Many of us had courses, attended lectures and speeches on programming. Many of us read (even many) programming books, and regularly read articles and blogs about programming.
Have you ever thought of what should have been the first thing to learn in programming? The usual "variables, operators, data structures, classes, templates, metaprogramming, ..." or something else?
I've come to the conclusion that the most important thing, the first thing to learn, the one that if you're not familiar with you shouldn't even keep studying programming, is the answer to this question: "How can I verify my code works?".
If I was a teacher, right before writing my name on the blackboard (yes, this is how I like it to imagine it), I'd write this: "How can I verify my code works?".
And I'll spend the entire lesson waiting for someone to come up with a reasonable solution. If nobody goes close to it, I'd assign it as an essay for the following lesson.
The concept I want to stress here is simple: The Code You Write Must Be Automatically Testable.
Emphasis on: Testable.
Emphasis on: Automatic.
1. At any given moment, you must be able to launch a script and verify that your code works as expected, while the result of the verification is automatically checked (refer to Unit Testing). Better if the script is fast.
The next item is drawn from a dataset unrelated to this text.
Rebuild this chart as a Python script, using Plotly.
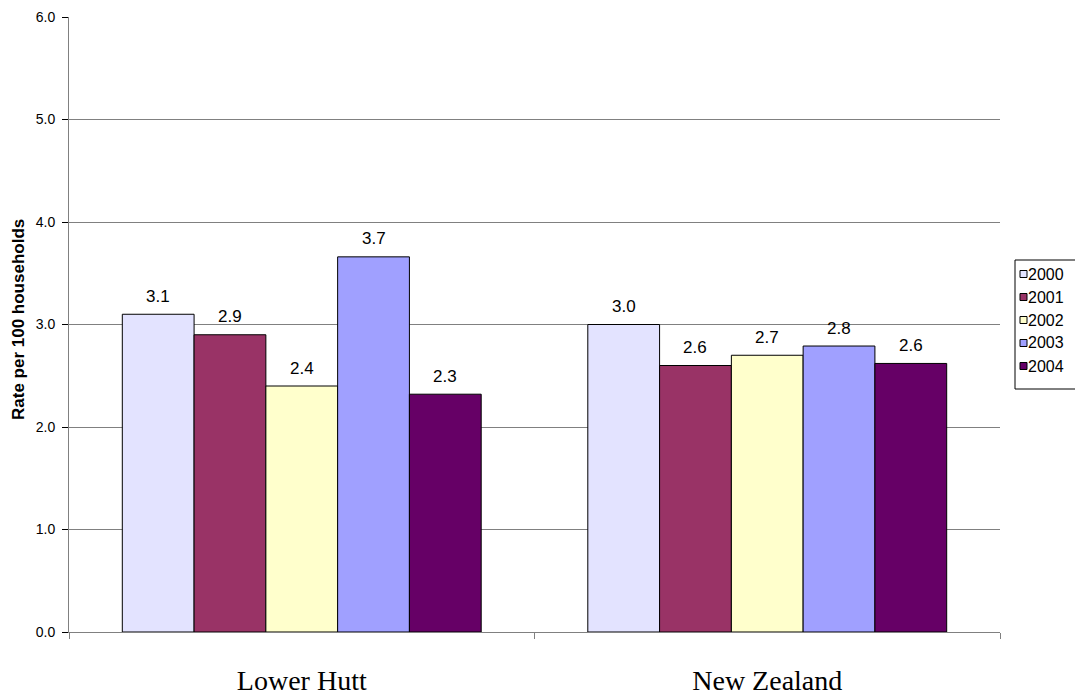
import plotly.graph_objects as go

# Household rate data by region and year
regions = ["Lower Hutt", "New Zealand"]
years = ["2000", "2001", "2002", "2003", "2004"]
lower_hutt = [3.10, 2.90, 2.40, 3.66, 2.32]
new_zealand = [3.00, 2.60, 2.70, 2.79, 2.62]
year_colors = ["#E3E3FF", "#993366", "#FFFFCC", "#A0A0FF", "#660066"]
y_ticks = [0, 1, 2, 3, 4, 5, 6]

W, H = 1075, 695
M_L, M_R, M_T, M_B = 69, 75, 17, 63
PW, PH = W - M_L - M_R, H - M_T - M_B
BARGAP = 0.229

SANS = "Liberation Sans, Arial, sans-serif"
SERIF = "Liberation Serif, Times New Roman, serif"


def px_x(px):
    """Convert a page pixel x to paper coordinates."""
    return (px - M_L) / PW


def px_y(py):
    """Convert a page pixel y to paper coordinates."""
    return (H - M_B - py) / PH


fig = go.Figure()
series = [list(v) for v in zip(lower_hutt, new_zealand)]
for year, vals, col in zip(years, series, year_colors):
    fig.add_trace(go.Bar(
        x=regions, y=vals, name=year,
        marker=dict(color=col, line=dict(color="#000000", width=1)),
        showlegend=False, hoverinfo="x+y+name",
    ))

annotations = []

# Value labels above each bar, positioned from the bar grouping geometry
group_w = 1 - BARGAP
bar_w = group_w / len(years)
for r_idx, region in enumerate(regions):
    for y_idx, year in enumerate(years):
        v = series[y_idx][r_idx]
        xc = r_idx - group_w / 2 + (y_idx + 0.5) * bar_w
        annotations.append(dict(
            x=xc, y=v, xref="x", yref="y", text=f"{v:.1f}",
            showarrow=False, yanchor="middle", xanchor="center", yshift=18,
            font=dict(family=SANS, size=17, color="#000000"),
        ))

# Y-axis title
annotations.append(dict(
    x=px_x(18), y=px_y(320), xref="paper", yref="paper",
    text="<b>Rate per 100 households</b>", textangle=-90, showarrow=False,
    xanchor="center", yanchor="middle",
    font=dict(family=SANS, size=17, color="#000000"),
))

# Legend: bordered box with a swatch and label per year
shapes = []
LEG_L, LEG_T, LEG_B, LEG_R = 1015, 260, 389, 1090
shapes.append(dict(
    type="rect", xref="paper", yref="paper",
    x0=px_x(LEG_L), x1=px_x(LEG_R), y0=px_y(LEG_B), y1=px_y(LEG_T),
    line=dict(color="#000000", width=1), fillcolor="#FFFFFF", layer="above",
))
for k, (year, col) in enumerate(zip(years, year_colors)):
    cy = 274 + 23 * k
    shapes.append(dict(
        type="rect", xref="paper", yref="paper",
        x0=px_x(1020), x1=px_x(1027), y0=px_y(cy + 3.5), y1=px_y(cy - 3.5),
        line=dict(color="#000000", width=1), fillcolor=col, layer="above",
    ))
    annotations.append(dict(
        x=px_x(1026), y=px_y(cy), xref="paper", yref="paper", text=year,
        showarrow=False, xanchor="left", yanchor="middle",
        font=dict(family=SANS, size=16, color="#000000"),
    ))

fig.update_layout(
    width=W, height=H,
    margin=dict(l=M_L, r=M_R, t=M_T, b=M_B, pad=0, autoexpand=False),
    paper_bgcolor="#FFFFFF", plot_bgcolor="#FFFFFF",
    barmode="group", bargap=BARGAP, bargroupgap=0,
    showlegend=False,
    annotations=annotations, shapes=shapes,
    xaxis=dict(
        type="category", categoryorder="array", categoryarray=regions,
        tickson="boundaries", ticks="outside", ticklen=6, tickcolor="#808080",
        showline=True, linecolor="#808080", linewidth=1,
        showgrid=False, zeroline=False, automargin=False,
        tickfont=dict(family=SERIF, size=28, color="#000000"),
        ticklabelstandoff=23,
    ),
    yaxis=dict(
        range=[0, 6], tickvals=y_ticks, tickformat=".1f",
        ticks="outside", ticklen=6, tickcolor="#000000",
        showline=True, linecolor="#808080", linewidth=1,
        showgrid=True, gridcolor="#808080", gridwidth=1,
        zeroline=False, automargin=False,
        tickfont=dict(family=SANS, size=14, color="#000000"),
        ticklabelstandoff=4,
    ),
)

fig.write_html("out.html")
2. Before changing your code, you must first write the tests to verify your changes will do what you expect (this is called TDD, Test Driven Development - there are many interesting and well written articles on this topic). Those tests will fail: your job will be making them pass.
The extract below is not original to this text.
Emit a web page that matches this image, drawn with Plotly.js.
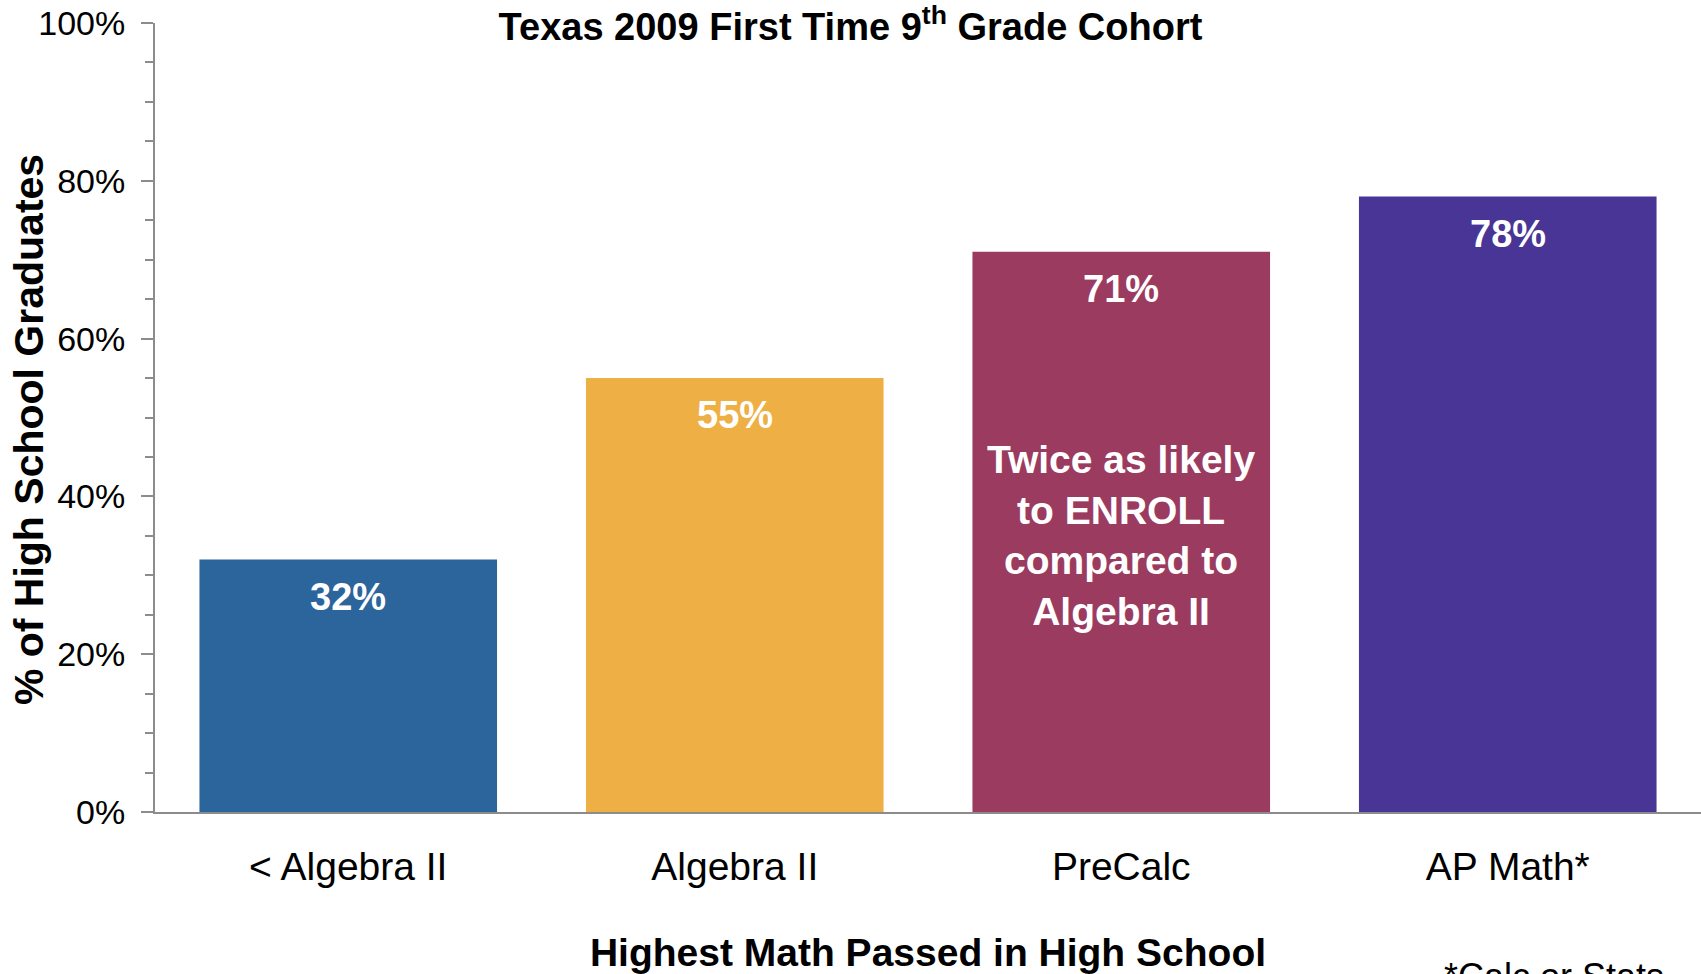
<!DOCTYPE html>
<html>
<head>
<meta charset="utf-8">
<script src="https://cdn.plot.ly/plotly-3.0.1.min.js"></script>
<style>
html,body{margin:0;padding:0;background:#fff;}
#chart{width:1701px;height:974px;}
</style>
</head>
<body>
<div id="chart"></div>
<script>
const categories = ['< Algebra II', 'Algebra II', 'PreCalc', 'AP Math*'];
const values = [32, 55, 71, 78];
const barColors = ['#2C649C', '#EEB044', '#9B3B5F', '#483596'];
const yTickVals = [0, 20, 40, 60, 80, 100];
const yTickText = ['0%', '20%', '40%', '60%', '80%', '100%'];
const noteText = 'Twice as likely<br>to ENROLL<br>compared to<br>Algebra II';
const noteCategory = 'PreCalc';
const noteY = 35;

const FONT = '"Liberation Sans", Arial, sans-serif';

const trace = {
  type: 'bar',
  x: categories,
  y: values,
  marker: {color: barColors, line: {width: 0}},
  hoverinfo: 'skip'
};

const annotations = categories.map((c, i) => ({
  x: c, y: values[i], xref: 'x', yref: 'y',
  text: '<b>' + values[i] + '%</b>',
  showarrow: false, yanchor: 'middle', yshift: -37,
  font: {family: FONT, size: 38, color: '#ffffff'}
}));
annotations.push({
  x: noteCategory, y: noteY, xref: 'x', yref: 'y',
  text: '<b>' + noteText + '</b>',
  showarrow: false, yanchor: 'middle', align: 'center',
  font: {family: FONT, size: 39, color: '#ffffff'}
});
annotations.push({
  x: 0.905, xref: 'paper', y: -0.18, yref: 'paper',
  text: '*Calc or Stats', showarrow: false, xanchor: 'center', yanchor: 'top',
  font: {family: FONT, size: 36, color: '#000000'}
});
annotations.push({
  x: 29, xref: 'paper', y: 0.484, yref: 'paper',
  text: '<b>% of High School Graduates</b>', showarrow: false,
  textangle: -90, xanchor: 'center', yanchor: 'middle',
  font: {family: FONT, size: 41, color: '#000000'}
});
// fix y-title x position in paper coordinates
annotations[annotations.length - 1].x = (29 - 155) / 1546;

const layout = {
  width: 1701, height: 974,
  paper_bgcolor: '#ffffff', plot_bgcolor: '#ffffff',
  margin: {l: 155, r: 0, t: 23, b: 162, pad: 0},
  showlegend: false,
  bargap: 0.23,
  title: {
    text: '<b>Texas 2009 First Time 9<sup>th</sup> Grade Cohort</b>',
    x: 0.5, xref: 'container', xanchor: 'center',
    y: 0.973, yref: 'container', yanchor: 'middle',
    font: {family: FONT, size: 38, color: '#000000'}
  },
  xaxis: {
    type: 'category', range: [-0.5, 3.5],
    showline: true, linecolor: '#8c8c8c', linewidth: 2,
    ticks: '', showgrid: false, zeroline: false,
    tickfont: {family: FONT, size: 39, color: '#000000'},
    ticklabelstandoff: 19,
    automargin: false,
    title: {text: '<b>Highest Math Passed in High School</b>', standoff: 52,
            font: {family: FONT, size: 39, color: '#000000'}}
  },
  yaxis: {
    range: [0, 100], tickvals: yTickVals, ticktext: yTickText,
    showline: true, linecolor: '#8c8c8c', linewidth: 2,
    ticks: 'outside', ticklen: 12, tickwidth: 2, tickcolor: '#8c8c8c',
    minor: {dtick: 5, ticks: 'outside', ticklen: 8, tickwidth: 2, tickcolor: '#8c8c8c', showgrid: false},
    showgrid: false, zeroline: false,
    tickfont: {family: FONT, size: 34, color: '#000000'},
    ticklabelstandoff: 9,
    automargin: false
  },
  annotations: annotations
};

Plotly.newPlot('chart', [trace], layout, {displayModeBar: false, staticPlot: true});
</script>
</body>
</html>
3. You must not commit changes when some of the tests fail.
4. You must not build a package when some of the tests fail.
5. You must not be happy until all your tests pass.
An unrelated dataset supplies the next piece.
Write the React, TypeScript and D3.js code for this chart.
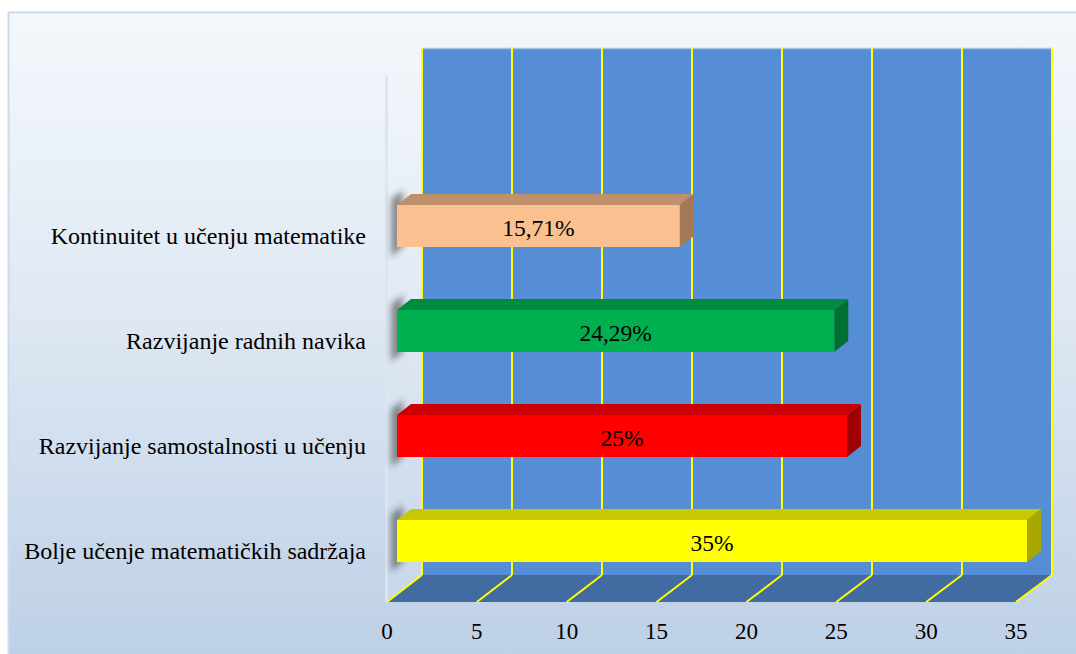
import React from "react";
import * as d3 from "d3";

const categories = [
  "Kontinuitet u učenju matematike",
  "Razvijanje radnih navika",
  "Razvijanje samostalnosti u učenju",
  "Bolje učenje matematičkih sadržaja",
];
const values = [15.71, 24.29, 25, 35];
const valueLabels = ["15,71%", "24,29%", "25%", "35%"];
const ticks = [0, 5, 10, 15, 20, 25, 30, 35];
const frontColors = ["#fac090", "#00b050", "#ff0000", "#ffff00"];
const topColors = ["#c0906c", "#008c40", "#cc0000", "#c8c800"];
const sideColors = ["#a47a56", "#007032", "#a00000", "#a8a800"];

const W = 1076;
const H = 654;
const FONT = "'Liberation Serif', 'Times New Roman', serif";

export default function App() {
  const xBack = d3.scaleLinear().domain([0, 35]).range([422, 1052]);
  const xFront = d3.scaleLinear().domain([0, 35]).range([387, 1016]);
  const xBar = d3.scaleLinear().domain([0, 35]).range([397, 1027]);
  const y = d3.scaleBand<string>().domain(categories).range([170, 590]).paddingInner(0);
  const wallTop = 48;
  const wallBottom = 575;
  const floorFront = 602;
  const faceOff = 35;
  const faceH = 42;
  const ddx = 14;
  const ddy = -11;

  const pts = (a: number[][]) => a.map((p) => p.join(",")).join(" ");

  return (
    <svg width={W} height={H} style={{ position: "absolute", left: 0, top: 0 }}>
      <defs>
        <linearGradient id="bg" x1="0" y1="0" x2="0" y2="1">
          <stop offset="0" stopColor="#f4f8fc" />
          <stop offset="0.45" stopColor="#dfe8f3" />
          <stop offset="1" stopColor="#bccfe6" />
        </linearGradient>
        <filter id="blur" x="-50%" y="-50%" width="200%" height="200%">
          <feGaussianBlur stdDeviation="3" />
        </filter>
      </defs>
      <rect x={0} y={0} width={W} height={H} fill="#ffffff" />
      <rect x={8.5} y={12.5} width={1080} height={660} fill="url(#bg)" stroke="#c9dbef" strokeWidth={2} />

      {/* left wall */}
      <polygon
        points={pts([
          [387, wallTop + 27],
          [xBack(0), wallTop],
          [xBack(0), wallBottom],
          [387, floorFront],
        ])}
        fill="#ffffff"
        fillOpacity={0.08}
      />
      <line x1={386.5} y1={wallTop + 27} x2={386.5} y2={floorFront} stroke="#dbe6f3" strokeWidth={3} />

      {/* back wall */}
      <rect x={xBack(0)} y={wallTop} width={xBack(35) - xBack(0)} height={wallBottom - wallTop} fill="#558ed5" />
      <line x1={xBack(0)} y1={wallTop + 0.5} x2={xBack(35)} y2={wallTop + 0.5} stroke="#a9c0de" strokeWidth={1.5} />

      {/* floor */}
      <polygon
        points={pts([
          [xBack(0), wallBottom],
          [xBack(35), wallBottom],
          [xFront(35), floorFront],
          [xFront(0), floorFront],
        ])}
        fill="#416ba1"
      />

      {/* gridlines */}
      {ticks.map((t) => (
        <g key={t}>
          <line x1={xBack(t)} y1={wallTop} x2={xBack(t)} y2={wallBottom} stroke="#ffff00" strokeWidth={2} />
          <line x1={xBack(t)} y1={wallBottom} x2={xFront(t)} y2={floorFront} stroke="#ffff00" strokeWidth={2} />
        </g>
      ))}

      {/* bars */}
      {categories.map((c, i) => {
        const top = (y(c) as number) + faceOff;
        const bottom = top + faceH;
        const x0 = xBar(0);
        const x1 = xBar(values[i]);
        return (
          <g key={c}>
            <polygon
              points={pts([
                [x0 - 6, top - 6],
                [x0 + 6, top - 15],
                [x0 + 6, bottom],
                [x0 - 6, bottom + 10],
              ])}
              fill="#3a3a3a"
              fillOpacity={0.55}
              filter="url(#blur)"
            />
            <polygon
              points={pts([
                [x0, top],
                [x0 + ddx, top + ddy],
                [x1 + ddx, top + ddy],
                [x1, top],
              ])}
              fill={topColors[i]}
            />
            <polygon
              points={pts([
                [x1, top],
                [x1 + ddx, top + ddy],
                [x1 + ddx, bottom + ddy],
                [x1, bottom],
              ])}
              fill={sideColors[i]}
            />
            <rect x={x0} y={top} width={x1 - x0} height={faceH} fill={frontColors[i]} />
            <text
              x={(x0 + x1) / 2}
              y={top + faceH / 2 + 2}
              textAnchor="middle"
              dominantBaseline="central"
              fontFamily={FONT}
              fontSize={23.5}
              fill="#000"
            >
              {valueLabels[i]}
            </text>
            <text
              x={366}
              y={top + faceH / 2 + 10}
              textAnchor="end"
              dominantBaseline="central"
              fontFamily={FONT}
              fontSize={24}
              fill="#000"
            >
              {c}
            </text>
          </g>
        );
      })}

      {/* axis tick labels */}
      {ticks.map((t) => (
        <text
          key={t}
          x={xFront(t)}
          y={631}
          textAnchor="middle"
          dominantBaseline="central"
          fontFamily={FONT}
          fontSize={23}
          fill="#000"
        >
          {t}
        </text>
      ))}
    </svg>
  );
}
(As a collateral note, you should beware of programming languages that don't provide mature and well maintained tools for unit testing.)
What happens if you don't follow this approach? Well, you will be able to write your code, have fun with it, pass your exams or even get paid for it, but sooner or later you'll end up with one or more of these questions:
"When did I break this?"
"How happened I didn't realize this wasn't working?"
"Now what else am I going to break if I add this new feature?"
"How can I test those 10K lines of code, without touching them?"
"How comes the testing guys never invite me for a beer?"
Inside the brilliant Head First - Software Development, you find the description of this simple process:
1. Write the tests
2. Make the code work
3. Refactor
4. Back to 1
On the Perl side, "Extreme Perl" gives a pragmatic view of testing.
Things start to get more complicated when the application you're writing has to interact with other "external" entities, which may be even remote. I'll write on this in the future.